--- Start Data segment ---

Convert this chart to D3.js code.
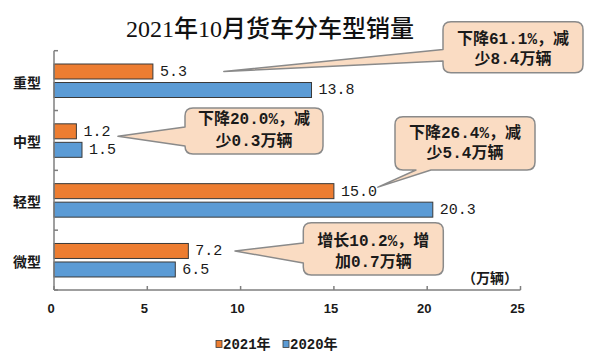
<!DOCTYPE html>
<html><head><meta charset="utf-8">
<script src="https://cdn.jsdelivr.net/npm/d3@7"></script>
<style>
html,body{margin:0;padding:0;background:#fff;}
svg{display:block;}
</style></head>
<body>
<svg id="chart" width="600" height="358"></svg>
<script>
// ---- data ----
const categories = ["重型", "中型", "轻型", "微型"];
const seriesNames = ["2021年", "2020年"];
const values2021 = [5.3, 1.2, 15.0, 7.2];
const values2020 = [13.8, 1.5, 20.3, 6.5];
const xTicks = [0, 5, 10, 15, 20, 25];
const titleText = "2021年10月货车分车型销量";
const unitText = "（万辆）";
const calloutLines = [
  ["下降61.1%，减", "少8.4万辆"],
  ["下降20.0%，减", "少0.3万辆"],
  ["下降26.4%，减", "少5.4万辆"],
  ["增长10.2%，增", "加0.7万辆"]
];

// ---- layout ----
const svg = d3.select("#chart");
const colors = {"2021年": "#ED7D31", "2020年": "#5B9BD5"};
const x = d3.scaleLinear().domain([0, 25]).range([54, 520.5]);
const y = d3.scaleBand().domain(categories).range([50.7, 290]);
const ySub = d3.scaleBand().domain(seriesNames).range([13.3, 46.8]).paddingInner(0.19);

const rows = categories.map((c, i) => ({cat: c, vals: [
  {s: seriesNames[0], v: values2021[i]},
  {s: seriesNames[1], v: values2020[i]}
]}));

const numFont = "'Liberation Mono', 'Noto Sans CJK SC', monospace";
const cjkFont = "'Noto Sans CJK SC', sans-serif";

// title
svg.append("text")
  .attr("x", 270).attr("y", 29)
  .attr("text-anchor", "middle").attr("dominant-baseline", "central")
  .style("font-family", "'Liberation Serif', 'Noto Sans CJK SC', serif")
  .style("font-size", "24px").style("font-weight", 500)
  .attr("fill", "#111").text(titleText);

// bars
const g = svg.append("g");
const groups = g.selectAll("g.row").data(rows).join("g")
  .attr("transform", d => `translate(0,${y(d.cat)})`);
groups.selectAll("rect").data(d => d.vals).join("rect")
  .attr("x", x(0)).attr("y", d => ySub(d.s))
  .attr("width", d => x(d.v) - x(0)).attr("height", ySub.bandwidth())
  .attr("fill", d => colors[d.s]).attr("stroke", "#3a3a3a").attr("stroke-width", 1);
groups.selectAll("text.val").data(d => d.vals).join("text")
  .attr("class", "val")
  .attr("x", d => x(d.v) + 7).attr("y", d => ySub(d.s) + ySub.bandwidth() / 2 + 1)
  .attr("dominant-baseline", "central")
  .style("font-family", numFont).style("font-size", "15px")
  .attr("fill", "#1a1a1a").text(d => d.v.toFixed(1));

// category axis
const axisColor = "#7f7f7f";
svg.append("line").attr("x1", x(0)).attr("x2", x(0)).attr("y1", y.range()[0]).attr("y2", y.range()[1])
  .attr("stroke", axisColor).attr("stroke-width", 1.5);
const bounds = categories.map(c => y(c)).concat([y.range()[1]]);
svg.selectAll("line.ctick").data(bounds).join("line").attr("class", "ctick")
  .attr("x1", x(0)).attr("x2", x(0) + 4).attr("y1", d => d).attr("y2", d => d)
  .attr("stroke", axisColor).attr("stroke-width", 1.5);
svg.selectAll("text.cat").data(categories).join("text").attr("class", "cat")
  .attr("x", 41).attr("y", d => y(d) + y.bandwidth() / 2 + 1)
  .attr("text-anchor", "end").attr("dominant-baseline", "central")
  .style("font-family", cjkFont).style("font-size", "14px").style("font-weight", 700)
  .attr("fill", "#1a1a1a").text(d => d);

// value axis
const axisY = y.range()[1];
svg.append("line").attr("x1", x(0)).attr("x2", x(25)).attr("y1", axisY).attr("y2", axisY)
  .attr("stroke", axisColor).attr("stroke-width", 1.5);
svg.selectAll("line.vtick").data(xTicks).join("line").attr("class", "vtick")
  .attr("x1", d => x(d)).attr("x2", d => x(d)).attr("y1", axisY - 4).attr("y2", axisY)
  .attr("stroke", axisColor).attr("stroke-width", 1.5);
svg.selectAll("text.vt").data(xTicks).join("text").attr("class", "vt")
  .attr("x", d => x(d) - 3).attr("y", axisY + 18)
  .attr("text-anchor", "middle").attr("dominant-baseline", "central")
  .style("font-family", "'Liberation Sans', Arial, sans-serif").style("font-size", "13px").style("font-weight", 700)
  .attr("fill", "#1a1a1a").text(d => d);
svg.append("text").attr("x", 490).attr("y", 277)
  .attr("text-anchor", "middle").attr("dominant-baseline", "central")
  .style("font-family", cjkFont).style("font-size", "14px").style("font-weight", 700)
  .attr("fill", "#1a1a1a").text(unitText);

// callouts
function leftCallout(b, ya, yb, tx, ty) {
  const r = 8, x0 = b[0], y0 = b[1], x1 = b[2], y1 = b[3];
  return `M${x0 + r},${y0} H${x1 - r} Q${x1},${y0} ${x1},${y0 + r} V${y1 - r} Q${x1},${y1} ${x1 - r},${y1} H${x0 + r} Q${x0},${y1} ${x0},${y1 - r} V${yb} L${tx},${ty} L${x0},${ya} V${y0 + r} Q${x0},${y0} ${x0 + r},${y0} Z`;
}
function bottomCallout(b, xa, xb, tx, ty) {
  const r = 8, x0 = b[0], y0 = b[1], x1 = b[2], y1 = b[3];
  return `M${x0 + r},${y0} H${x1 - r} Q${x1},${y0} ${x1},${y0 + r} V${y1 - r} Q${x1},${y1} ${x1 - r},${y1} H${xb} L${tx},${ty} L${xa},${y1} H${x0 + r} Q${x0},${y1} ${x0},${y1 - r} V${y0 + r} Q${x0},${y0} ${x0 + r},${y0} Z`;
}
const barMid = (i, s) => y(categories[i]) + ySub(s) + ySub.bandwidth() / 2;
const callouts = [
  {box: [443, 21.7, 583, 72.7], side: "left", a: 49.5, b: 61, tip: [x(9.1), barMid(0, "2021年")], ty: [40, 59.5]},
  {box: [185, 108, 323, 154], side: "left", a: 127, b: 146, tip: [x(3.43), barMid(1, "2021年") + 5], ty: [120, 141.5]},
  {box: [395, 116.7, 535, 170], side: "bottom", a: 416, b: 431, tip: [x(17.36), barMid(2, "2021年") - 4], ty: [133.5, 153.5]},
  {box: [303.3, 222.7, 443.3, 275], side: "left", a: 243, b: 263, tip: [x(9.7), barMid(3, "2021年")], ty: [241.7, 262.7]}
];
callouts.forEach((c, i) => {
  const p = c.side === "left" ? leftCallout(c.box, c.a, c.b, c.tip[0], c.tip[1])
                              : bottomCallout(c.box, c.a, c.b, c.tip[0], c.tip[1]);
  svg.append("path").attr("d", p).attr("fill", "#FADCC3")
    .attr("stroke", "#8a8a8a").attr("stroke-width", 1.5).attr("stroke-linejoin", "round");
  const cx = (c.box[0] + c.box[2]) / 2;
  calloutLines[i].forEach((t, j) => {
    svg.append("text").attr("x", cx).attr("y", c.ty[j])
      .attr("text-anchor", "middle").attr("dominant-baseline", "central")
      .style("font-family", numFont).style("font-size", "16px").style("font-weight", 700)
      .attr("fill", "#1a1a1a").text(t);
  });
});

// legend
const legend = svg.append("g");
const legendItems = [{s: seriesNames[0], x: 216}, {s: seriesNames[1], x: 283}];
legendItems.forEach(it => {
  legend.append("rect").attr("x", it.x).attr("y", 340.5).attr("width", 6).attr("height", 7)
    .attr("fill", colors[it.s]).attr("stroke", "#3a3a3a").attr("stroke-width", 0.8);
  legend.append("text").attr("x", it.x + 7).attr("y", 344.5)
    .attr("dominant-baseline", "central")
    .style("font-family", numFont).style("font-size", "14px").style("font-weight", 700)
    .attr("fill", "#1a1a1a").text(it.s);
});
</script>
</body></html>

--- End Data segment ---

→ Requirements
Look through the data and gather every line with the string "chart" in it.

→ Output of the exercise
Convert this chart to D3.js code.
<svg id="chart" width="600" height="358"></svg>
const svg = d3.select("#chart");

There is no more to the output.